The Imperial Coroner (2021)

Without big names headlining this excellent crime series, it’s possibly in danger of going under the radar. The show’s biggest selling point is undoubtedly its tight, disciplined script played out in the context of court politics during the latter part of the Tang dynasty. The titular character is a young country lass skilled at prying secrets from the dead and heads to the big city determined to take up the family business in a male-dominated profession. When she arrives at the hustle and bustle of Chang’an, Chu Chu attracts the attention of Jing Yi, the head of Dalisi, the imperial court of justice. He then promptly expedites her entry into the coroner’s examination. Soon her talent for dealing with the dead puts her in the spotlight, also drawing unwanted attention from those who are curious about the missing Prince Consort, Xiao Heng.

Our hero and hers is the egghead Commandery Prince An aka Xiao Jinyu, a relative of the ruling emperor. He is essentially the top cop in the land and has a Holmesian eye for details and knack for quick-witted deductions. As his best buddy and colleague Jing Yi is wont to say, “His Highness has got a third eye.” Jinyu is not only a peerless intellect but an objective, meticulous investigator. With Chu Chu perhaps he has met a unique woman who shares his enthusiasm for digging deep in pursuit of the truth. On their first encounter he’s immediately taken by her ability and makes up all kinds of excuses to retain her services while maintaining a healthy suspicion of her background. More importantly he discovers that his father Xiao Heng may have been in contact with her at some point.

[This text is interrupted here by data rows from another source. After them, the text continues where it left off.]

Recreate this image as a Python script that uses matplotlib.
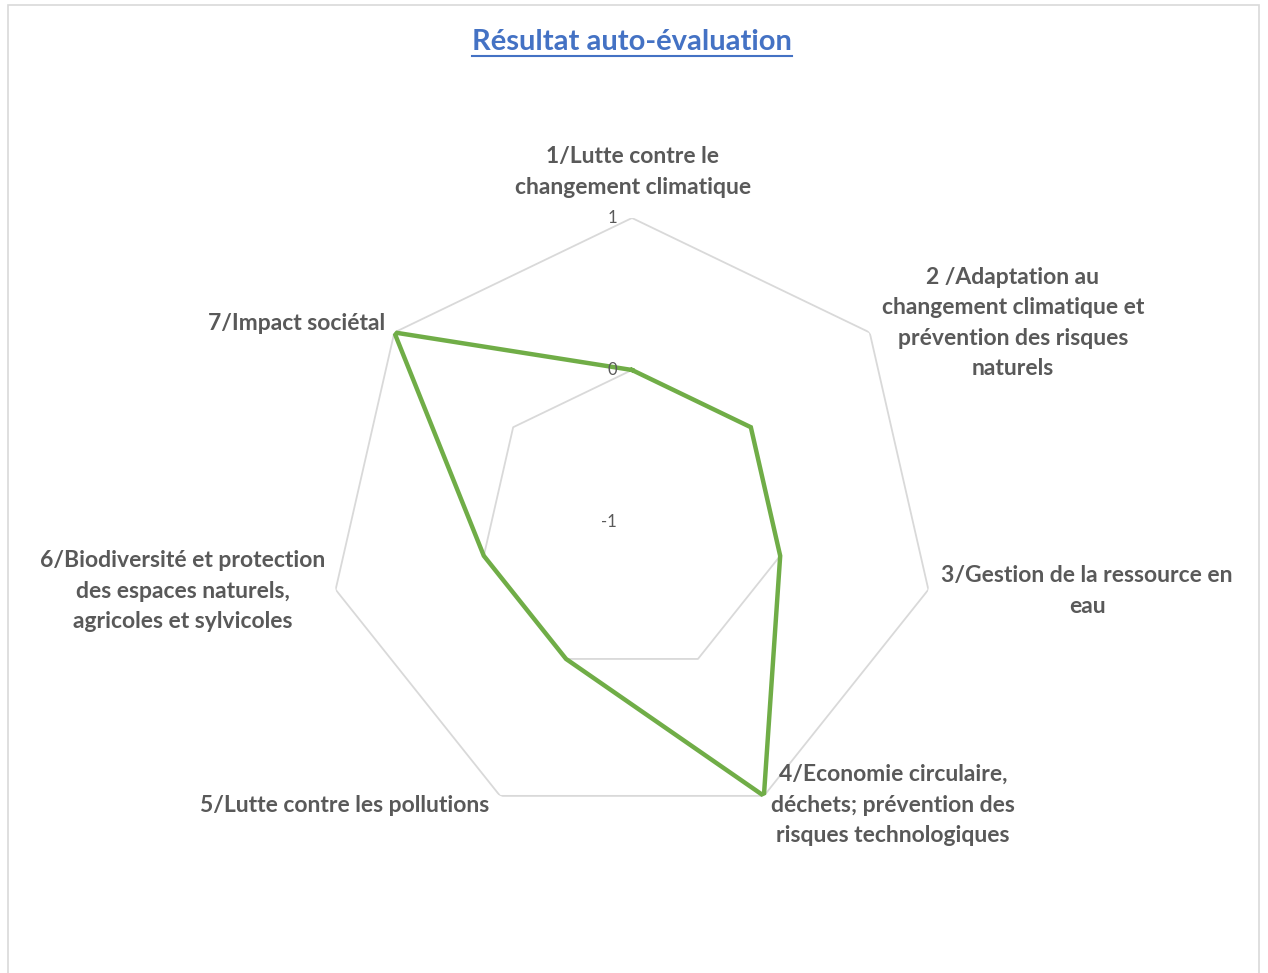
import matplotlib.pyplot as plt
import matplotlib.patches as mpatches
import matplotlib.transforms as mtransforms
from matplotlib.lines import Line2D
import numpy as np

categories = [
    "1/Lutte contre le\nchangement climatique",
    "2 /Adaptation au\nchangement climatique et\nprévention des risques\nnaturels",
    "3/Gestion de la ressource en\neau",
    "4/Economie circulaire,\ndéchets; prévention des\nrisques technologiques",
    "5/Lutte contre les pollutions",
    "6/Biodiversité et protection\ndes espaces naturels,\nagricoles et sylvicoles",
    "7/Impact sociétal",
]
values = [0, 0, 0, 1, 0, 0, 1]
grid_levels = [-1, 0, 1]
title = "Résultat auto-évaluation"

W, H = 1268, 973
GREY = "#595959"
FONT = "Lato"


def fx(px):
    return px / W


def fy(py):
    return 1 - py / H


fig = plt.figure(figsize=(W / 100, H / 100), dpi=100)

# chart area border
fig.patches.append(mpatches.Rectangle((fx(8), fy(990)), fx(1251), fy(5) - fy(990),
                                      transform=fig.transFigure, fill=False,
                                      edgecolor="#d9d9d9", linewidth=1.2))

# radar axes: centre (632, 522), radius 304 px
cx, cy, rad = 632, 522, 304
ax = fig.add_axes([fx(cx - rad), fy(cy + rad), fx(2 * rad), fy(cy - rad) - fy(cy + rad)],
                  projection="polar")
ax.set_theta_zero_location("N")
ax.set_theta_direction(-1)
ax.set_ylim(-1, 1)
ax.axis("off")

n = len(categories)
angles = np.linspace(0, 2 * np.pi, n, endpoint=False)
closed = np.append(angles, angles[0])

for lev in grid_levels[1:]:
    ax.plot(closed, [lev] * (n + 1), color="#d9d9d9", lw=1.3, zorder=1)

vals = values + values[:1]
ax.plot(closed, vals, color="#70AD47", lw=3.2, zorder=3, solid_joinstyle="miter")

# value labels, shifted left of the first spoke
shift = ax.transData + mtransforms.ScaledTranslation(-0.15, 0.0, fig.dpi_scale_trans)
for lev in grid_levels:
    ax.text(0, lev, str(lev), transform=shift, ha="right", va="center",
            fontsize=12, color=GREY, fontfamily=FONT)

# category labels (pixel centres)
label_pos = [(633, 172), (1013, 323), (1087, 591), (893, 805), (345, 805), (183, 591), (297, 323)]
for lab, (px, py) in zip(categories, label_pos):
    fig.text(fx(px), fy(py), lab, ha="center", va="center", ma="center",
             fontsize=16.5, fontweight="bold", color=GREY, fontfamily=FONT, linespacing=1.55)

tt = fig.text(fx(632), fy(42), title, ha="center", va="center", fontsize=21,
              fontweight="bold", color="#4472C4", fontfamily=FONT)
fig.canvas.draw()
bb = tt.get_window_extent()
uy = bb.y0 - 1
fig.add_artist(Line2D([bb.x0 / W, bb.x1 / W], [uy / H, uy / H], transform=fig.transFigure,
                      color="#4472C4", lw=1.5))

fig.savefig("out.png", dpi=100)
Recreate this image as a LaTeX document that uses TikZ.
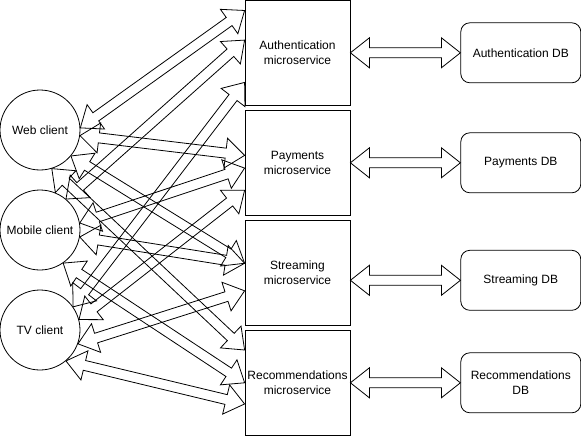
\documentclass[tikz,border=0pt]{standalone}
\usepackage{fontspec}
\setmainfont{Liberation Sans}
\usetikzlibrary{calc,positioning,shapes}

\newcommand{\headlen}{19pt}
\newcommand{\headw}{15pt}
\newcommand{\bodyw}{5pt}

\tikzset{
    client/.style={circle, draw=black, line width=0.8pt, minimum size=80pt, inner sep=0pt, align=center},
    service/.style={rectangle, draw=black, line width=0.8pt, minimum width=105pt, minimum height=105pt, inner sep=0pt, align=center},
    store/.style={rectangle, rounded corners=9pt, draw=black, line width=0.8pt, minimum width=120pt, minimum height=60pt, inner sep=0pt, align=center},
    flex/.style={draw=black, line width=0.8pt, line join=miter},
}

% hollow two-headed arrow between two points
\newcommand{\flexarrow}[2]{%
    \coordinate (fa) at (#1);
    \coordinate (fb) at (#2);
    \coordinate (ha) at ($(fa)!\headlen!(fb)$);
    \coordinate (hb) at ($(fb)!\headlen!(fa)$);
    \draw[flex] (fa) -- ($(ha)!\headw!90:(fb)$) -- ($(ha)!\bodyw!90:(fb)$)
        -- ($(hb)!\bodyw!-90:(fa)$) -- ($(hb)!\headw!-90:(fa)$) -- (fb)
        -- ($(hb)!\headw!90:(fa)$) -- ($(hb)!\bodyw!90:(fa)$)
        -- ($(ha)!\bodyw!-90:(fb)$) -- ($(ha)!\headw!-90:(fb)$) -- cycle;
}

\begin{document}
\begin{tikzpicture}
        [x=1pt, y=-1pt, font=\fontsize{12}{15}\selectfont]
        \useasboundingbox (0,0) rectangle (581,436);

        % Clients
        \node[client] (web) at (40,130) {Web client};
        \node[client, below=19.2pt of web] (mobile) {Mobile client};
        \node[client, below=19.2pt of mobile] (tv) {TV client};

        % Microservices
        \node[service] (auth) at (297.5,52.8) {Authentication\\microservice};
        \node[service, below=4.2pt of auth] (payments) {Payments\\microservice};
        \node[service, below=4.2pt of payments] (streaming) {Streaming\\microservice};
        \node[service, below=4.2pt of streaming] (recommendations) {Recommendations\\microservice};

        % Databases
        \node[store, right=110pt of auth] (authdb) {Authentication DB};
        \node[store, right=110pt of payments] (paydb) {Payments DB};
        \node[store, right=110pt of streaming, yshift=-7.5pt] (streamdb) {Streaming DB};
        \node[store, right=110pt of recommendations] (recdb) {Recommendations\\DB};

        % Microservice to database arrows
        \flexarrow{auth.east}{authdb.west}
        \flexarrow{payments.east}{paydb.west}
        \flexarrow{streamdb.west -| streaming.east}{streamdb.west}
        \flexarrow{recommendations.east}{recdb.west}

        % Web client arrows
        \flexarrow{web.3}{$(auth.north west)!0.1!(auth.south west)$}
        \flexarrow{web.-8}{$(payments.north west)!0.43!(payments.south west)$}
        \flexarrow{web.-40}{$(streaming.north west)!0.41!(streaming.south west)$}
        \flexarrow{web.-73}{$(recommendations.north west)!0.19!(recommendations.south west)$}

        % Mobile client arrows
        \flexarrow{mobile.50}{$(auth.north west)!0.38!(auth.south west)$}
        \flexarrow{mobile.10}{$(payments.north west)!0.55!(payments.south west)$}
        \flexarrow{mobile.-10}{$(streaming.north west)!0.41!(streaming.south west)$}
        \flexarrow{mobile.-55}{$(recommendations.north west)!0.5!(recommendations.south west)$}

        % TV client arrows
        \flexarrow{tv.35}{$(auth.north west)!0.78!(auth.south west)$}
        \flexarrow{tv.15}{$(payments.north west)!0.76!(payments.south west)$}
        \flexarrow{tv.-20}{$(streaming.north west)!0.67!(streaming.south west)$}
        \flexarrow{tv.-50}{$(recommendations.north west)!0.7!(recommendations.south west)$}
    \end{tikzpicture}
\end{document}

Their romance though lacking in heat and sizzle, has an inoffensive endearing quality that sees the two having adorable moments from day one. The Almighty Jinyu is quickly captivated by her intelligence and her guilelessness. She is, on the other hand, genuinely in awe of everything he does. A man no matter how work oriented can’t be immune to all this effusive heartfelt praise. Perhaps Jing Yi saw from the first that this young woman with her deductive skills would be a match made in heaven for his sleuthing friend. It has become increasingly clear that Jinyu cares deeply for Chu Chu often going above and beyond the call of duty for her. He certainly didn’t have to spend his nights making her a new set of tools or rush into a fire to save her. As of Episode 18, the young prince has come to the realisation that he has feelings for the aspiring coroner. But as is the case with dramas of this kind, the path of true love is destined never to run smooth.

In a show with this much plotting scheming, there has to be a hierarchy of villains. The man seemingly at the top of the food chain is Qin Luan, an ambitious eunuch who has aspirations of ascending the throne or at the very least destabilizing the current regime. Hence it is not great surprise that he perceives Jinyu as one of his great adversaries. It’s a delightful cat and mouse game as the latter manages to unravel the eunuch’s plots all the way to Qianzhou a place where the Prince Consort was last seen. However, with recent developments there appears to be another contender for the role of Big Bad waiting in the wings.

It’s one of those period detective shows like Miss Truth, like Ancient Detective that I have a lot of time for because there’s fantastic attention to detail and there’s an urgency about what’s at stake. The reenactments are fun and it gives the leads time to get up close and personal. Overall what’s really refreshing are the intelligent characters both great and small, decent and villainous. The show for the most part doesn’t rely on idiocy to push the narrative forward. Most of these characters do their bit and acquit themselves admirably but at the end of the day there can only be one Xiao Jinyu and his beloved coroner, Chu Chu.